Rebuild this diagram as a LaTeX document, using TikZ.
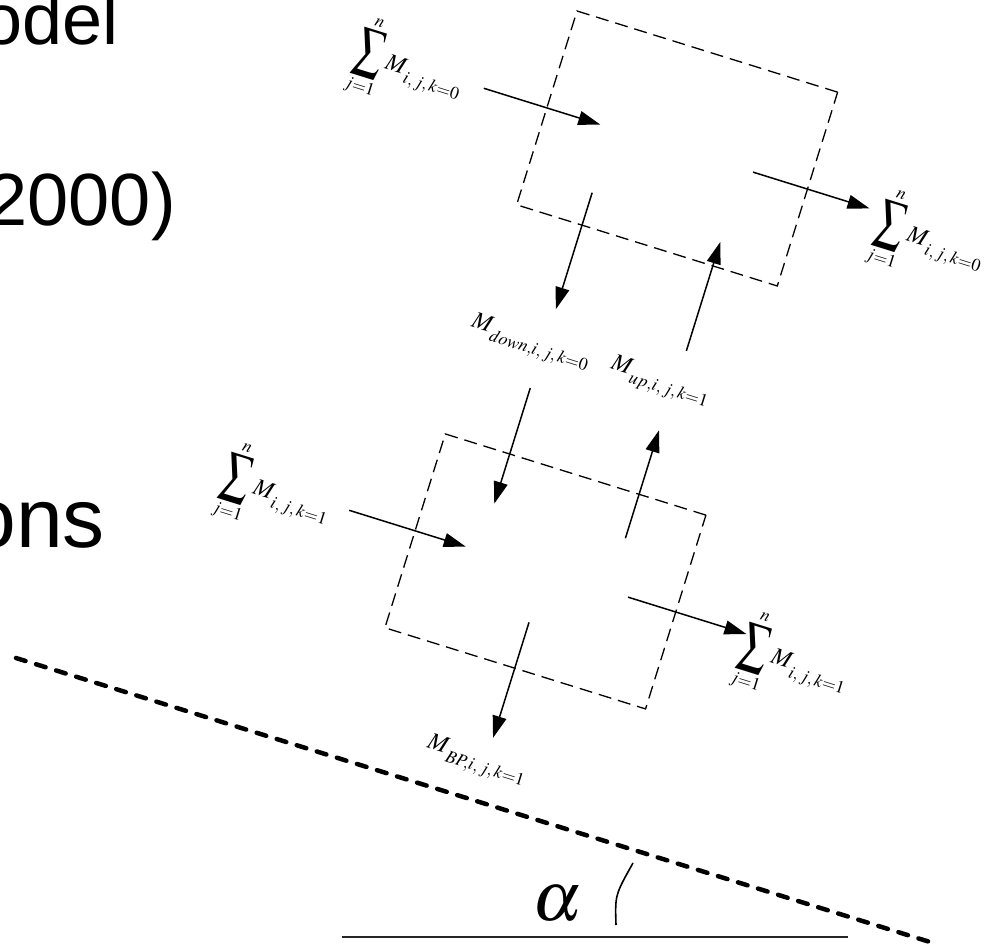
\documentclass[tikz,border=0pt]{standalone}
\usepackage{mathptmx}
\usepackage[no-math]{fontspec}
\usepackage{graphicx}
\newfontfamily\arialfont{Liberation Sans}
\usetikzlibrary{arrows.meta}
\newcommand{\mysum}{\mathop{\raise3.5pt\hbox{$\vcenter{\hbox{\scalebox{1.15}[1.6]{$\displaystyle\sum$}}}$}}\limits_{j=1}^{n}}
\newcommand{\lowsub}[1]{_{\kern2pt\lower5pt\hbox{$\scriptstyle #1$}}}
\begin{document}
\begin{tikzpicture}[x=1pt,y=-1pt,
  cvbox/.style={draw, dash pattern=on 13pt off 7pt, line width=1.3pt, inner sep=0pt, transform shape, minimum width=273pt, minimum height=203pt},
  flow/.style={line width=1.5pt, -{Triangle[length=22pt,width=14pt]}},
  lbl/.style={inner sep=0pt, transform shape, font=\fontsize{24}{28}\selectfont},
  slidetxt/.style={inner sep=0pt, font=\arialfont, anchor=base east},
  slopeline/.style={line width=4.5pt, dash pattern=on 10pt off 11pt, line cap=round},
]
\useasboundingbox (0,0) rectangle (992,947);
\clip (0,0) rectangle (992,947);

% slide text fragments
\node[slidetxt, font=\arialfont\fontsize{72}{78}\selectfont] (t1) at (119,45) {odel};
\node[slidetxt, font=\arialfont\fontsize{74}{80}\selectfont] (t2) at (176,225) {2000)};
\node[slidetxt, font=\arialfont\fontsize{84}{90}\selectfont] (t3) at (105,547) {ons};

% rotated diagram
\begin{scope}[shift={(577,11)}, rotate=-17.3]
  \node[cvbox] (upper) at (136.5,101.5) {};
  \node[cvbox] (lower) at (136.5,544.5) {};

  \coordinate (tin1) at (-66,101.5);  \coordinate (tin2) at (56,101.5);
  \coordinate (tout1) at (216,101.5); \coordinate (tout2) at (338,101.5);
  \coordinate (tdn1) at (68.5,169);   \coordinate (tdn2) at (68.5,291);
  \coordinate (tup1) at (205.5,292);  \coordinate (tup2) at (205.5,178);

  \coordinate (bdn1) at (67.5,374);   \coordinate (bdn2) at (67.5,495);
  \coordinate (bup1) at (203,489);    \coordinate (bup2) at (203,376);
  \coordinate (bin1) at (-69,544.5);  \coordinate (bin2) at (53,544.5);
  \coordinate (bout1) at (223,544.5); \coordinate (bout2) at (347,544.5);
  \coordinate (bbp1) at (136,598);    \coordinate (bbp2) at (136,719);

  \draw[flow] (tin1) -- (tin2);
  \draw[flow] (tout1) -- (tout2);
  \draw[flow] (tdn1) -- (tdn2);
  \draw[flow] (tup1) -- (tup2);
  \draw[flow] (bdn1) -- (bdn2);
  \draw[flow] (bup1) -- (bup2);
  \draw[flow] (bin1) -- (bin2);
  \draw[flow] (bout1) -- (bout2);
  \draw[flow] (bbp1) -- (bbp2);

  \node[lbl, anchor=base] (l1) at (-144,112) {$\mysum M\lowsub{i,\,j,\,k=0}$};
  \node[lbl, anchor=base] (l2) at (405,121) {$\mysum M\lowsub{i,\,j,\,k=0}$};
  \node[lbl] (l3) at (54,331) {$M\lowsub{down,i,\,j,\,k=0}$};
  \node[lbl] (l4) at (189.5,329.5) {$M\lowsub{up,i,\,j,\,k=1}$};
  \node[lbl, anchor=base] (l5) at (-144,557) {$\mysum M\lowsub{i,\,j,\,k=1}$};
  \node[lbl, anchor=base] (l6) at (401,565) {$\mysum M\lowsub{i,\,j,\,k=1}$};
  \node[lbl] (l7) at (127,746) {$M\lowsub{BP,i,\,j,\,k=1}$};
\end{scope}

% slope and angle
\coordinate (s1) at (16,658);
\coordinate (s2) at (930,942);
\draw[slopeline] (s1) -- (s2);
\coordinate (h1) at (342,937);
\coordinate (h2) at (848,937);
\draw[line width=2pt, black!85] (h1) -- (h2);
\coordinate (a1) at (616,925);
\coordinate (a2) at (633,863);
\draw[line width=1.6pt] (a1) .. controls (615,895) .. (a2);
\node[inner sep=0pt, font=\fontsize{70}{70}\selectfont] (alpha) at (557,904) {$\alpha$};
\end{tikzpicture}
\end{document}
===============
Reproduce the material word for word. Any pictures should be left out of the copy.

Rebuild this diagram as a LaTeX document, using TikZ.
\documentclass[tikz,border=0pt]{standalone}
\usepackage{mathptmx}
\usepackage[no-math]{fontspec}
\usepackage{graphicx}
\newfontfamily\arialfont{Liberation Sans}
\usetikzlibrary{arrows.meta}
\newcommand{\mysum}{\mathop{\raise3.5pt\hbox{$\vcenter{\hbox{\scalebox{1.15}[1.6]{$\displaystyle\sum$}}}$}}\limits_{j=1}^{n}}
\newcommand{\lowsub}[1]{_{\kern2pt\lower5pt\hbox{$\scriptstyle #1$}}}
\begin{document}
\begin{tikzpicture}[x=1pt,y=-1pt,
  cvbox/.style={draw, dash pattern=on 13pt off 7pt, line width=1.3pt, inner sep=0pt, transform shape, minimum width=273pt, minimum height=203pt},
  flow/.style={line width=1.5pt, -{Triangle[length=22pt,width=14pt]}},
  lbl/.style={inner sep=0pt, transform shape, font=\fontsize{24}{28}\selectfont},
  slidetxt/.style={inner sep=0pt, font=\arialfont, anchor=base east},
  slopeline/.style={line width=4.5pt, dash pattern=on 10pt off 11pt, line cap=round},
]
\useasboundingbox (0,0) rectangle (992,947);
\clip (0,0) rectangle (992,947);

% slide text fragments
\node[slidetxt, font=\arialfont\fontsize{72}{78}\selectfont] (t1) at (119,45) {odel};
\node[slidetxt, font=\arialfont\fontsize{74}{80}\selectfont] (t2) at (176,225) {2000)};
\node[slidetxt, font=\arialfont\fontsize{84}{90}\selectfont] (t3) at (105,547) {ons};

% rotated diagram
\begin{scope}[shift={(577,11)}, rotate=-17.3]
  \node[cvbox] (upper) at (136.5,101.5) {};
  \node[cvbox] (lower) at (136.5,544.5) {};

  \coordinate (tin1) at (-66,101.5);  \coordinate (tin2) at (56,101.5);
  \coordinate (tout1) at (216,101.5); \coordinate (tout2) at (338,101.5);
  \coordinate (tdn1) at (68.5,169);   \coordinate (tdn2) at (68.5,291);
  \coordinate (tup1) at (205.5,292);  \coordinate (tup2) at (205.5,178);

  \coordinate (bdn1) at (67.5,374);   \coordinate (bdn2) at (67.5,495);
  \coordinate (bup1) at (203,489);    \coordinate (bup2) at (203,376);
  \coordinate (bin1) at (-69,544.5);  \coordinate (bin2) at (53,544.5);
  \coordinate (bout1) at (223,544.5); \coordinate (bout2) at (347,544.5);
  \coordinate (bbp1) at (136,598);    \coordinate (bbp2) at (136,719);

  \draw[flow] (tin1) -- (tin2);
  \draw[flow] (tout1) -- (tout2);
  \draw[flow] (tdn1) -- (tdn2);
  \draw[flow] (tup1) -- (tup2);
  \draw[flow] (bdn1) -- (bdn2);
  \draw[flow] (bup1) -- (bup2);
  \draw[flow] (bin1) -- (bin2);
  \draw[flow] (bout1) -- (bout2);
  \draw[flow] (bbp1) -- (bbp2);

  \node[lbl, anchor=base] (l1) at (-144,112) {$\mysum M\lowsub{i,\,j,\,k=0}$};
  \node[lbl, anchor=base] (l2) at (405,121) {$\mysum M\lowsub{i,\,j,\,k=0}$};
  \node[lbl] (l3) at (54,331) {$M\lowsub{down,i,\,j,\,k=0}$};
  \node[lbl] (l4) at (189.5,329.5) {$M\lowsub{up,i,\,j,\,k=1}$};
  \node[lbl, anchor=base] (l5) at (-144,557) {$\mysum M\lowsub{i,\,j,\,k=1}$};
  \node[lbl, anchor=base] (l6) at (401,565) {$\mysum M\lowsub{i,\,j,\,k=1}$};
  \node[lbl] (l7) at (127,746) {$M\lowsub{BP,i,\,j,\,k=1}$};
\end{scope}

% slope and angle
\coordinate (s1) at (16,658);
\coordinate (s2) at (930,942);
\draw[slopeline] (s1) -- (s2);
\coordinate (h1) at (342,937);
\coordinate (h2) at (848,937);
\draw[line width=2pt, black!85] (h1) -- (h2);
\coordinate (a1) at (616,925);
\coordinate (a2) at (633,863);
\draw[line width=1.6pt] (a1) .. controls (615,895) .. (a2);
\node[inner sep=0pt, font=\fontsize{70}{70}\selectfont] (alpha) at (557,904) {$\alpha$};
\end{tikzpicture}
\end{document}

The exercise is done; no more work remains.